I will leave you with Psalm 90, which was written by Moses. I encourage you if you have your Bible to open it and read it from your own book, but if your Bible is unavailable, I am writing it out below from the ESV Bible.

From Everlasting to Everlasting
Psalm 90 A prayer of Moses, the man of God.
Lord, you have been our dwelling place in all generations.

Before the mountains were brought forth, or ever you had formed the earth and the world, from everlasting to everlasting you are God.
You return man to dust and you say, "Return, O children of man!" For a thousand years in your sight are but as yesterday when it is past, or as a watch in the night.
You sweep them away as with a flood; they are like a dream,
like grass that is renewed in the morning:
in the morning it flourishes and is renewed;
in the evening it fades and withers.
For we are brought to an end by your anger;
by your wrath we are dismayed.
You have set our iniquities before you, our secret sins in the light of your presence.
For all our days pass away under your wrath; we bring our years to an end like a sigh.
The years of our life are seventy, or even by reason of strength eighty;
yet their span is but toil and trouble; they are soon gone, and we fly away.
Who considers the power of your anger, and your wrath according to the fear of you?
So teach us to number our days
that we may get a heart of wisdom.
Return, O LORD! How long?
Have pity on your servants!
Satisfy us in the morning with your steadfast love,
that we may rejoice and be glad all our days.
Make us glad for as many days as you have afflicted us, and for as many years as we have seen evil.
Let your work be shown to your servants, and your glorious power to their children.
Let the favor of the Lord our God be upon us,
and establish the work of our hands upon us;
yes, establish the work of our hands!




Friday, June 28, 2019

The need to write

As a published author, my mind is always writing. I have many snippets that I've jotted down, with no intentions of publishing them, but where do I put them? Perhaps here?
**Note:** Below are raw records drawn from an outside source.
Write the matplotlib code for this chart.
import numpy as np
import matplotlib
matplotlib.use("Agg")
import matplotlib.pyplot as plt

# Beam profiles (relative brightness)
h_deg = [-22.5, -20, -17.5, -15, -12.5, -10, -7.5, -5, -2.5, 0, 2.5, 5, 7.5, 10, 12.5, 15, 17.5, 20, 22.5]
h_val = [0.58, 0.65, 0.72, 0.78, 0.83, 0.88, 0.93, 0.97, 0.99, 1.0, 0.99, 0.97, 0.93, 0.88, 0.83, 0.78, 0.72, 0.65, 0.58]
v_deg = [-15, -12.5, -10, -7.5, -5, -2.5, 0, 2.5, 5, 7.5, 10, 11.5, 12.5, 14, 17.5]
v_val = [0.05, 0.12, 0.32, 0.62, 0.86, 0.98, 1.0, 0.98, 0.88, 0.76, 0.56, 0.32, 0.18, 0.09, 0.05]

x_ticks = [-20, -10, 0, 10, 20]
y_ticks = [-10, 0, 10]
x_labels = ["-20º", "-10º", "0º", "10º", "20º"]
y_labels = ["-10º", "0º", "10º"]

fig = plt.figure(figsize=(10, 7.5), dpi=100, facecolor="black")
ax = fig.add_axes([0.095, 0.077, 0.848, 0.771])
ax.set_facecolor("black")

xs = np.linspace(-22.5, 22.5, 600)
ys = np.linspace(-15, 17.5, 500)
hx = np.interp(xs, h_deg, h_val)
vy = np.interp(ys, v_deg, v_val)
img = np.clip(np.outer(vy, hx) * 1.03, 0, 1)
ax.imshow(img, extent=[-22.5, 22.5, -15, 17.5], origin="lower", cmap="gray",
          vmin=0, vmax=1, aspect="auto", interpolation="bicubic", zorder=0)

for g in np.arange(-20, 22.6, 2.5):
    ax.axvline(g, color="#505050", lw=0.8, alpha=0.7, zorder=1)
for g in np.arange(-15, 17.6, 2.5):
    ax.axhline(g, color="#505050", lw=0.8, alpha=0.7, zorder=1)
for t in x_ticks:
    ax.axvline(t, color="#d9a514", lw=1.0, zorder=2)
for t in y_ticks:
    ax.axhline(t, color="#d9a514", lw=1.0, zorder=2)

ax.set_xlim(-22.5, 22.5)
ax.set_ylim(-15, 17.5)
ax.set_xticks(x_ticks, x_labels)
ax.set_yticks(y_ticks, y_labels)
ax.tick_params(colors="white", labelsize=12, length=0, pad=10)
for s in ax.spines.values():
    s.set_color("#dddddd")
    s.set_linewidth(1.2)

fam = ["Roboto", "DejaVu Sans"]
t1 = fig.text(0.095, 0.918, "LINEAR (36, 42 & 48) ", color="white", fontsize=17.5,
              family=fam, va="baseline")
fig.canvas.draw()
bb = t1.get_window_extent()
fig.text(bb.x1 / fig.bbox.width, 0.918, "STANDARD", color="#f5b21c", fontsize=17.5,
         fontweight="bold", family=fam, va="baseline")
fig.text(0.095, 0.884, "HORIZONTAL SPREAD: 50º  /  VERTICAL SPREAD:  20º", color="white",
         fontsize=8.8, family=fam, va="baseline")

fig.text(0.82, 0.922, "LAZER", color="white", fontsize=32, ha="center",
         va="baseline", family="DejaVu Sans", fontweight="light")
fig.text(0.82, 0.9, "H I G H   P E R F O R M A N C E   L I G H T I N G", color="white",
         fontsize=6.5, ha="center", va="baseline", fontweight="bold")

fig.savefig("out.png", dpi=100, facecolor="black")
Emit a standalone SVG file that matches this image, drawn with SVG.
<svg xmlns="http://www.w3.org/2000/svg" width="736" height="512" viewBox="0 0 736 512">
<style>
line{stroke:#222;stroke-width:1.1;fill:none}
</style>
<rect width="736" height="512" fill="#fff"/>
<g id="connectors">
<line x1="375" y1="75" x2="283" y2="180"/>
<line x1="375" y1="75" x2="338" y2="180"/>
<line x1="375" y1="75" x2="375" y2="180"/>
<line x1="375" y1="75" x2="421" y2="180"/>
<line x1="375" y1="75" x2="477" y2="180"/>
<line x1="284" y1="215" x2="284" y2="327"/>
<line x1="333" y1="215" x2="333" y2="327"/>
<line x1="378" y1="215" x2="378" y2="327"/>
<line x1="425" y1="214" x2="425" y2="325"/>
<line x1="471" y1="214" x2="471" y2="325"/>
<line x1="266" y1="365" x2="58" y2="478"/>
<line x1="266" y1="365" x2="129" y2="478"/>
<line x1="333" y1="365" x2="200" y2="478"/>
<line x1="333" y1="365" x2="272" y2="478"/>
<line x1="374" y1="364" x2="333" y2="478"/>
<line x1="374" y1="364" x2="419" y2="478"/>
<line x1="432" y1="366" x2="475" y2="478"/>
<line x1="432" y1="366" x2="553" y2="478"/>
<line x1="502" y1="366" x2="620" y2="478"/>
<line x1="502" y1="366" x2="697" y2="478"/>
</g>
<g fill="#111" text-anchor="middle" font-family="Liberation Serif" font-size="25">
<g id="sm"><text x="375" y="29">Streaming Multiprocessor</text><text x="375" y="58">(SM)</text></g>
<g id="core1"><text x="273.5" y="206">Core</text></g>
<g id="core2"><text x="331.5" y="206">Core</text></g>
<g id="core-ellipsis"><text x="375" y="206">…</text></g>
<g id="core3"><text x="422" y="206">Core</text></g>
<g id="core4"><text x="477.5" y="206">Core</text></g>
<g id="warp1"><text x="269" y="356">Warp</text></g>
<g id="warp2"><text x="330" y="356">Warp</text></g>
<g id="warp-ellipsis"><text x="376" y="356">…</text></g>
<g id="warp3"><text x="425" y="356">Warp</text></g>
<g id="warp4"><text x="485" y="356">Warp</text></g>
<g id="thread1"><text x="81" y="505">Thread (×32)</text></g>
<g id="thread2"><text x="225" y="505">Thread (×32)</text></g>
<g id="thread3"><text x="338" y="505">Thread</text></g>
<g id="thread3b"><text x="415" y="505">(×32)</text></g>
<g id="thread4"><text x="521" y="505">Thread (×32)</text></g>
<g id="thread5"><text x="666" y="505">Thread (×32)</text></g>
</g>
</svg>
I haven't been consistent with the blogging world, I have an old blog that I will be visiting and reading, to piece together the past that was erased from anxiety. What's emerging? A new creation. It began a few years ago, as a culmination of discovering a faith in God that is personal. A testimony of God's faithfulness, patience and abundant grace.

I have a quiet urging deep inside to begin (or continue if we look at the facts?) blogging. I am an open book, but for some reason, the blog, well, that's more like a public journal. It stems from the feelings of failure when I look at the "breaks" between my posts and continues with self doubt; who wants to read my thoughts? What makes them worthy of anyone's time?

I speak to people often, people I connect to on that soul level, we all have the same conclusions.
"Know God; read His book"

That's the secret to wisdom. So as an author, how do I top that? What's already written? Why does God call me to write, when the prophesies and promises of his faithfulness are already in one place?

I'll tell you why. It's not for glory or fame, it's to continue witnessing what God, who is still VERY present is doing in the lives of every day people. That's my job. It's a big job in my life, but a microscopic job for our great Father in Heaven. He's Almighty, He can accomplish anything and He can turn the heart of anyone at any time. He waits for us to be ready to see what He is willing to teach us.

I think of Saul. A history of Killing Christians; only to meet God Himself and have a heart change. Meet Paul. Paul the Apostle.

A quote from the Life Application Study Bible:
"God did not waste any part of Paul- his background, his training, his citizenship, his mind, or even his weaknesses. Are you willing to let God do the same for you? You will never know all He can do with you until you allow him to have all you are!"